◆ **TASK BRIEF**: Output every line exactly as written. Leave out pictures.
____ INFORMATION PROVIDED
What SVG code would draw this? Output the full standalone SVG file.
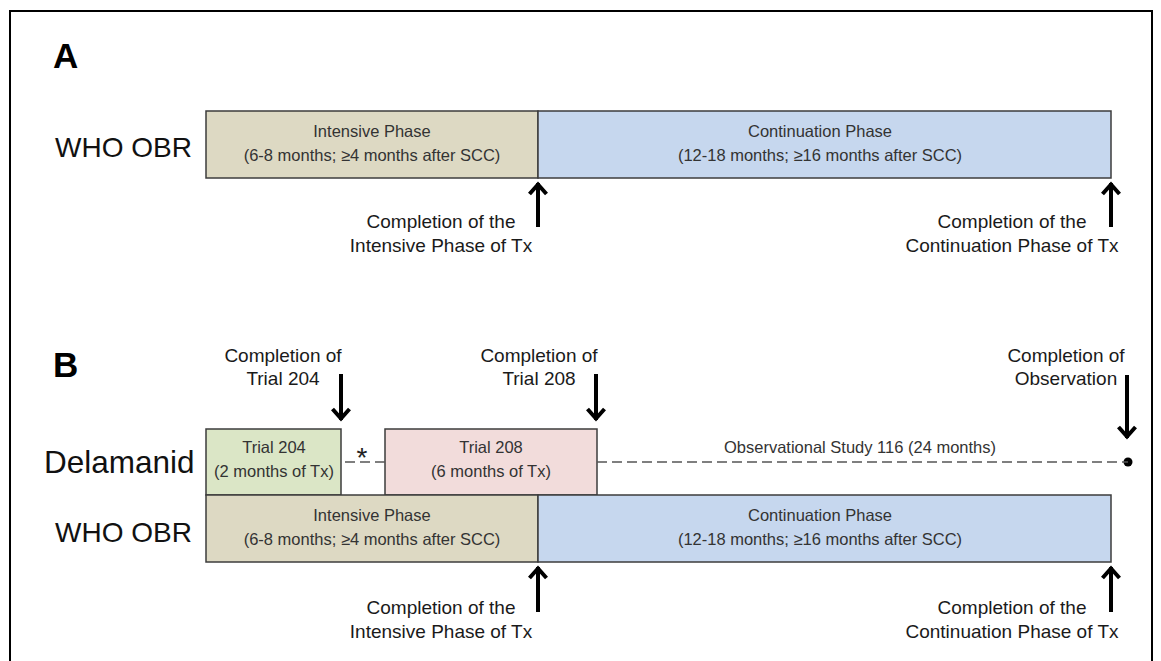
<svg xmlns="http://www.w3.org/2000/svg" width="1161" height="661" viewBox="0 0 1161 661">
<defs>
<marker id="head" markerUnits="userSpaceOnUse" markerWidth="30" markerHeight="30" viewBox="-15 -15 30 30" refX="0" refY="0" orient="auto" overflow="visible">
<path d="M-11,-8.5 L-1.5,0 L-11,8.5" fill="none" stroke="#000" stroke-width="4"/>
</marker>
</defs>
<style>
.box{stroke:#3c3c3c;stroke-width:1.5}
.bt{font-family:"Liberation Sans",Arial,sans-serif;font-size:16.5px;fill:#333;text-anchor:middle}
.ann{font-family:"Liberation Sans",Arial,sans-serif;font-size:19px;fill:#1a1a1a;text-anchor:middle}
.lab{font-family:"Liberation Sans",Arial,sans-serif;fill:#111}
.ttl{font-family:"Liberation Sans",Arial,sans-serif;font-size:35px;font-weight:bold;fill:#000}
.arr{stroke:#000;stroke-width:4;fill:none;marker-end:url(#head)}
.dash{stroke:#555;stroke-width:1.5;stroke-dasharray:10 5;fill:none}
.int{fill:#ddd9c3}
.con{fill:#c6d7ee}
</style>
<rect width="1161" height="661" fill="#fff"/>
<path d="M10,661 V11 H1152 V661" fill="none" stroke="#000" stroke-width="2"/>

<g id="panelA">
<text class="ttl" x="53" y="68">A</text>
<text class="lab" x="55" y="157" font-size="28">WHO OBR</text>
</g>
<g id="A-intensive">
<rect class="box int" x="206" y="111" width="332" height="67"/>
<text class="bt" x="372" y="137">Intensive Phase</text>
<text class="bt" x="372" y="161">(6-8 months; ≥4 months after SCC)</text>
</g>
<g id="A-continuation">
<rect class="box con" x="538" y="111" width="573" height="67"/>
<text class="bt" x="820" y="137">Continuation Phase</text>
<text class="bt" x="820" y="161">(12-18 months; ≥16 months after SCC)</text>
</g>
<g id="A-ann-intensive">
<text class="ann" x="441" y="228">Completion of the</text>
<text class="ann" x="441" y="252">Intensive Phase of Tx</text>
</g>
<g id="A-ann-continuation">
<text class="ann" x="1012" y="228">Completion of the</text>
<text class="ann" x="1012" y="252">Continuation Phase of Tx</text>
</g>

<g id="panelB">
<text class="ttl" x="53" y="377">B</text>
<text class="lab" x="44" y="473" font-size="31.5">Delamanid</text>
<text class="lab" x="55" y="542" font-size="28">WHO OBR</text>
</g>
<g id="B-trial204">
<rect class="box" fill="#dbe6c6" x="206" y="429" width="135" height="66"/>
<text class="bt" x="274" y="453">Trial 204</text>
<text class="bt" x="274" y="477">(2 months of Tx)</text>
</g>
<g id="B-trial208">
<rect class="box" fill="#f2dcdb" x="385" y="429" width="212" height="66"/>
<text class="bt" x="491" y="453">Trial 208</text>
<text class="bt" x="491" y="477">(6 months of Tx)</text>
</g>
<g id="B-intensive">
<rect class="box int" x="206" y="495" width="332" height="67"/>
<text class="bt" x="372" y="521">Intensive Phase</text>
<text class="bt" x="372" y="545">(6-8 months; ≥4 months after SCC)</text>
</g>
<g id="B-continuation">
<rect class="box con" x="538" y="495" width="573" height="67"/>
<text class="bt" x="820" y="521">Continuation Phase</text>
<text class="bt" x="820" y="545">(12-18 months; ≥16 months after SCC)</text>
</g>
<g id="B-observation">
<text class="bt" x="860" y="453">Observational Study 116 (24 months)</text>
<circle cx="1128" cy="462" r="4.5" fill="#000"/>
</g>
<g id="B-ann-204">
<text class="ann" x="283" y="362">Completion of</text>
<text class="ann" x="283" y="385">Trial 204</text>
</g>
<g id="B-ann-208">
<text class="ann" x="539" y="362">Completion of</text>
<text class="ann" x="539" y="385">Trial 208</text>
</g>
<g id="B-ann-obs">
<text class="ann" x="1066" y="362">Completion of</text>
<text class="ann" x="1066" y="385">Observation</text>
</g>
<g id="B-ann-intensive">
<text class="ann" x="441" y="614">Completion of the</text>
<text class="ann" x="441" y="638">Intensive Phase of Tx</text>
</g>
<g id="B-ann-continuation">
<text class="ann" x="1012" y="614">Completion of the</text>
<text class="ann" x="1012" y="638">Continuation Phase of Tx</text>
</g>

<g id="connectors">
<path class="arr" d="M538,227 V183"/>
<path class="arr" d="M1111,227 V183"/>
<path class="arr" d="M341,374 V420"/>
<path class="arr" d="M596,374 V420"/>
<path class="arr" d="M1127,375 V438"/>
<path class="arr" d="M538,612 V567"/>
<path class="arr" d="M1111,612 V567"/>
<path class="dash" d="M345,462 H385"/>
<text x="362" y="467" font-family="Liberation Sans, Arial, sans-serif" font-size="28" fill="#222" text-anchor="middle">*</text>
<path class="dash" d="M597,462 H1128"/>
</g>
</svg>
________
◆ **EXERCISE RESULT**:
What SVG code would draw this? Output the full standalone SVG file.
<svg xmlns="http://www.w3.org/2000/svg" width="1161" height="661" viewBox="0 0 1161 661">
<defs>
<marker id="head" markerUnits="userSpaceOnUse" markerWidth="30" markerHeight="30" viewBox="-15 -15 30 30" refX="0" refY="0" orient="auto" overflow="visible">
<path d="M-11,-8.5 L-1.5,0 L-11,8.5" fill="none" stroke="#000" stroke-width="4"/>
</marker>
</defs>
<style>
.box{stroke:#3c3c3c;stroke-width:1.5}
.bt{font-family:"Liberation Sans",Arial,sans-serif;font-size:16.5px;fill:#333;text-anchor:middle}
.ann{font-family:"Liberation Sans",Arial,sans-serif;font-size:19px;fill:#1a1a1a;text-anchor:middle}
.lab{font-family:"Liberation Sans",Arial,sans-serif;fill:#111}
.ttl{font-family:"Liberation Sans",Arial,sans-serif;font-size:35px;font-weight:bold;fill:#000}
.arr{stroke:#000;stroke-width:4;fill:none;marker-end:url(#head)}
.dash{stroke:#555;stroke-width:1.5;stroke-dasharray:10 5;fill:none}
.int{fill:#ddd9c3}
.con{fill:#c6d7ee}
</style>
<rect width="1161" height="661" fill="#fff"/>
<path d="M10,661 V11 H1152 V661" fill="none" stroke="#000" stroke-width="2"/>

<g id="panelA">
<text class="ttl" x="53" y="68">A</text>
<text class="lab" x="55" y="157" font-size="28">WHO OBR</text>
</g>
<g id="A-intensive">
<rect class="box int" x="206" y="111" width="332" height="67"/>
<text class="bt" x="372" y="137">Intensive Phase</text>
<text class="bt" x="372" y="161">(6-8 months; ≥4 months after SCC)</text>
</g>
<g id="A-continuation">
<rect class="box con" x="538" y="111" width="573" height="67"/>
<text class="bt" x="820" y="137">Continuation Phase</text>
<text class="bt" x="820" y="161">(12-18 months; ≥16 months after SCC)</text>
</g>
<g id="A-ann-intensive">
<text class="ann" x="441" y="228">Completion of the</text>
<text class="ann" x="441" y="252">Intensive Phase of Tx</text>
</g>
<g id="A-ann-continuation">
<text class="ann" x="1012" y="228">Completion of the</text>
<text class="ann" x="1012" y="252">Continuation Phase of Tx</text>
</g>

<g id="panelB">
<text class="ttl" x="53" y="377">B</text>
<text class="lab" x="44" y="473" font-size="31.5">Delamanid</text>
<text class="lab" x="55" y="542" font-size="28">WHO OBR</text>
</g>
<g id="B-trial204">
<rect class="box" fill="#dbe6c6" x="206" y="429" width="135" height="66"/>
<text class="bt" x="274" y="453">Trial 204</text>
<text class="bt" x="274" y="477">(2 months of Tx)</text>
</g>
<g id="B-trial208">
<rect class="box" fill="#f2dcdb" x="385" y="429" width="212" height="66"/>
<text class="bt" x="491" y="453">Trial 208</text>
<text class="bt" x="491" y="477">(6 months of Tx)</text>
</g>
<g id="B-intensive">
<rect class="box int" x="206" y="495" width="332" height="67"/>
<text class="bt" x="372" y="521">Intensive Phase</text>
<text class="bt" x="372" y="545">(6-8 months; ≥4 months after SCC)</text>
</g>
<g id="B-continuation">
<rect class="box con" x="538" y="495" width="573" height="67"/>
<text class="bt" x="820" y="521">Continuation Phase</text>
<text class="bt" x="820" y="545">(12-18 months; ≥16 months after SCC)</text>
</g>
<g id="B-observation">
<text class="bt" x="860" y="453">Observational Study 116 (24 months)</text>
<circle cx="1128" cy="462" r="4.5" fill="#000"/>
</g>
<g id="B-ann-204">
<text class="ann" x="283" y="362">Completion of</text>
<text class="ann" x="283" y="385">Trial 204</text>
</g>
<g id="B-ann-208">
<text class="ann" x="539" y="362">Completion of</text>
<text class="ann" x="539" y="385">Trial 208</text>
</g>
<g id="B-ann-obs">
<text class="ann" x="1066" y="362">Completion of</text>
<text class="ann" x="1066" y="385">Observation</text>
</g>
<g id="B-ann-intensive">
<text class="ann" x="441" y="614">Completion of the</text>
<text class="ann" x="441" y="638">Intensive Phase of Tx</text>
</g>
<g id="B-ann-continuation">
<text class="ann" x="1012" y="614">Completion of the</text>
<text class="ann" x="1012" y="638">Continuation Phase of Tx</text>
</g>

<g id="connectors">
<path class="arr" d="M538,227 V183"/>
<path class="arr" d="M1111,227 V183"/>
<path class="arr" d="M341,374 V420"/>
<path class="arr" d="M596,374 V420"/>
<path class="arr" d="M1127,375 V438"/>
<path class="arr" d="M538,612 V567"/>
<path class="arr" d="M1111,612 V567"/>
<path class="dash" d="M345,462 H385"/>
<text x="362" y="467" font-family="Liberation Sans, Arial, sans-serif" font-size="28" fill="#222" text-anchor="middle">*</text>
<path class="dash" d="M597,462 H1128"/>
</g>
</svg>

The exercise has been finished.